[Start SUPPLIED MATERIAL]

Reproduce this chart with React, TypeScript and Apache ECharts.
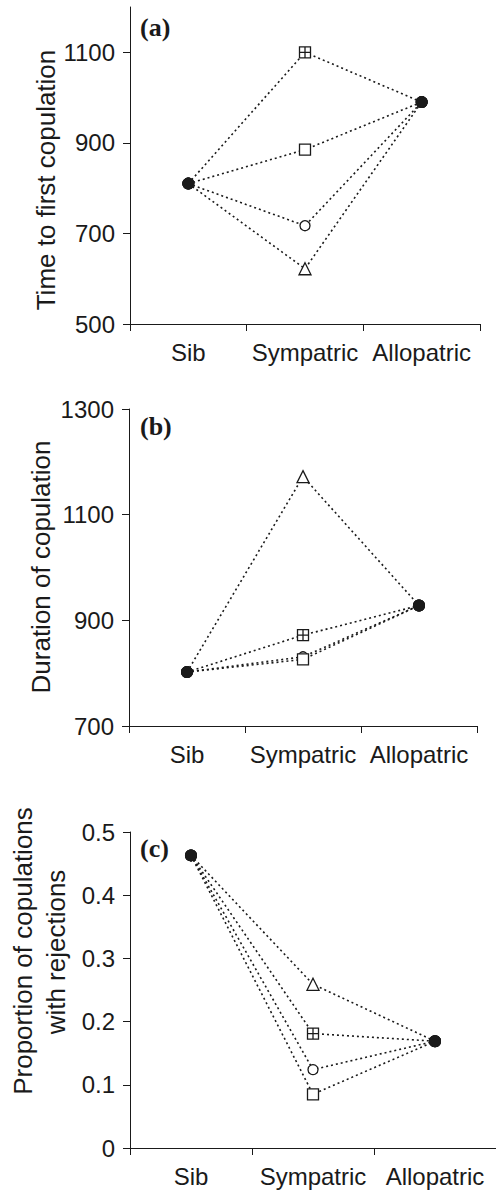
import React, { useEffect, useRef } from "react";
import * as echarts from "echarts";

const categories = ["Sib", "Sympatric", "Allopatric"];

// Order of sympatric series: boxplus, circle, square, triangle
const seriesNames = ["boxplus", "circle", "square", "triangle"];

// Panel (a) Time to first copulation
const aSib = 810;
const aAllo = 990;
const aSym = [1100, 717, 885, 622];
const aTicks = [500, 700, 900, 1100];

// Panel (b) Duration of copulation
const bSib = 802;
const bAllo = 928;
const bSym = [872, 831, 826, 1172];
const bTicks = [700, 900, 1100, 1300];

// Panel (c) Proportion of copulations with rejections
const cSib = 0.463;
const cAllo = 0.169;
const cSym = [0.181, 0.124, 0.085, 0.259];
const cTicks = [0, 0.1, 0.2, 0.3, 0.4, 0.5];

const INK = "#1a1a1a";
const SANS = "Liberation Sans, Arial, Helvetica, sans-serif";
const SERIF = "Liberation Serif, Times New Roman, serif";

const symbolFor: Record<string, string> = {
  boxplus: "path://M0 0H10V10H0ZM5 0V10M0 5H10",
  square: "rect",
  circle: "circle",
  triangle: "triangle",
};
const sizeFor: Record<string, number> = {
  boxplus: 11,
  square: 11,
  circle: 10,
  triangle: 12,
};

function buildSeries(panel: number, sib: number, allo: number, sym: number[]) {
  return seriesNames.map((name, i) => ({
    type: "line",
    name: name + panel,
    xAxisIndex: panel,
    yAxisIndex: panel,
    lineStyle: { color: INK, width: 1.6, type: [2, 3] },
    z: 2 + i,
    data: [
      {
        value: sib,
        symbol: "circle",
        symbolSize: 12,
        itemStyle: { color: INK, borderColor: INK, borderWidth: 0 },
      },
      {
        value: sym[i],
        symbol: symbolFor[name],
        symbolSize: sizeFor[name],
        itemStyle: { color: "#fff", borderColor: INK, borderWidth: 1.3 },
      },
      {
        value: allo,
        symbol: "circle",
        symbolSize: 12,
        itemStyle: { color: INK, borderColor: INK, borderWidth: 0 },
      },
    ],
  }));
}

function xAxisFor(i: number) {
  return {
    type: "category",
    gridIndex: i,
    data: categories,
    boundaryGap: true,
    axisLine: { lineStyle: { color: INK, width: 1 } },
    axisTick: { show: true, length: 7, inside: false, alignWithLabel: false, lineStyle: { color: INK } },
    axisLabel: { color: INK, fontSize: 24, fontFamily: SANS, margin: 16, interval: 0 },
    splitLine: { show: false },
  };
}

function yAxisFor(i: number, min: number, max: number, ticks: number[]) {
  return {
    type: "value",
    gridIndex: i,
    min,
    max,
    axisLine: { show: true, lineStyle: { color: INK, width: 1 } },
    axisTick: { show: true, length: 7, inside: false, customValues: ticks, lineStyle: { color: INK } },
    axisLabel: {
      color: INK,
      fontSize: 24,
      fontFamily: SANS,
      margin: 15,
      customValues: ticks,
      formatter: (v: number) => String(v),
    },
    splitLine: { show: false },
  };
}

function vText(text: string, x: number, y: number) {
  return {
    type: "text",
    x,
    y,
    rotation: Math.PI / 2,
    style: {
      text,
      fill: INK,
      font: `26px ${SANS}`,
      textAlign: "center",
      textVerticalAlign: "middle",
    },
  };
}

function panelLabel(text: string, x: number, y: number) {
  return {
    type: "text",
    x,
    y,
    style: {
      text,
      fill: INK,
      font: `bold 26px ${SERIF}`,
      textAlign: "left",
      textVerticalAlign: "middle",
    },
  };
}

export default function App() {
  const ref = useRef<HTMLDivElement>(null);
  useEffect(() => {
    if (!ref.current) return;
    const chart = echarts.init(ref.current, undefined, { renderer: "svg" });
    chart.setOption({
      animation: false,
      backgroundColor: "#fff",
      grid: [
        { left: 130, top: 7, width: 350, height: 317 },
        { left: 129, top: 409, width: 348, height: 317 },
        { left: 130, top: 832, width: 366, height: 316 },
      ],
      xAxis: [xAxisFor(0), xAxisFor(1), xAxisFor(2)],
      yAxis: [
        yAxisFor(0, 500, 1200, aTicks),
        yAxisFor(1, 700, 1300, bTicks),
        yAxisFor(2, 0, 0.5, cTicks),
      ],
      series: [
        ...buildSeries(0, aSib, aAllo, aSym),
        ...buildSeries(1, bSib, bAllo, bSym),
        ...buildSeries(2, cSib, cAllo, cSym),
      ],
      graphic: [
        vText("Time to first copulation", 46, 180),
        vText("Duration of copulation", 41, 567),
        vText("Proportion of copulations", 23, 951),
        vText("with rejections", 56, 952),
        panelLabel("(a)", 140, 27),
        panelLabel("(b)", 140, 426),
        panelLabel("(c)", 140, 848),
      ],
    });
    return () => chart.dispose();
  }, []);
  return (
    <div
      ref={ref}
      style={{ position: "absolute", left: 0, top: 0, width: 496, height: 1191 }}
    />
  );
}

[End SUPPLIED MATERIAL]

### WORK TO BE COMPLETED
Extract, word for word, each line from the top of the data down to and including the line with "const aTicks = [500, 700, 900, 1100];"; skip the pictures.

### SOLUTION TO THIS PROBLEM
Reproduce this chart with React, TypeScript and Apache ECharts.
import React, { useEffect, useRef } from "react";
import * as echarts from "echarts";

const categories = ["Sib", "Sympatric", "Allopatric"];

// Order of sympatric series: boxplus, circle, square, triangle
const seriesNames = ["boxplus", "circle", "square", "triangle"];

// Panel (a) Time to first copulation
const aSib = 810;
const aAllo = 990;
const aSym = [1100, 717, 885, 622];
const aTicks = [500, 700, 900, 1100];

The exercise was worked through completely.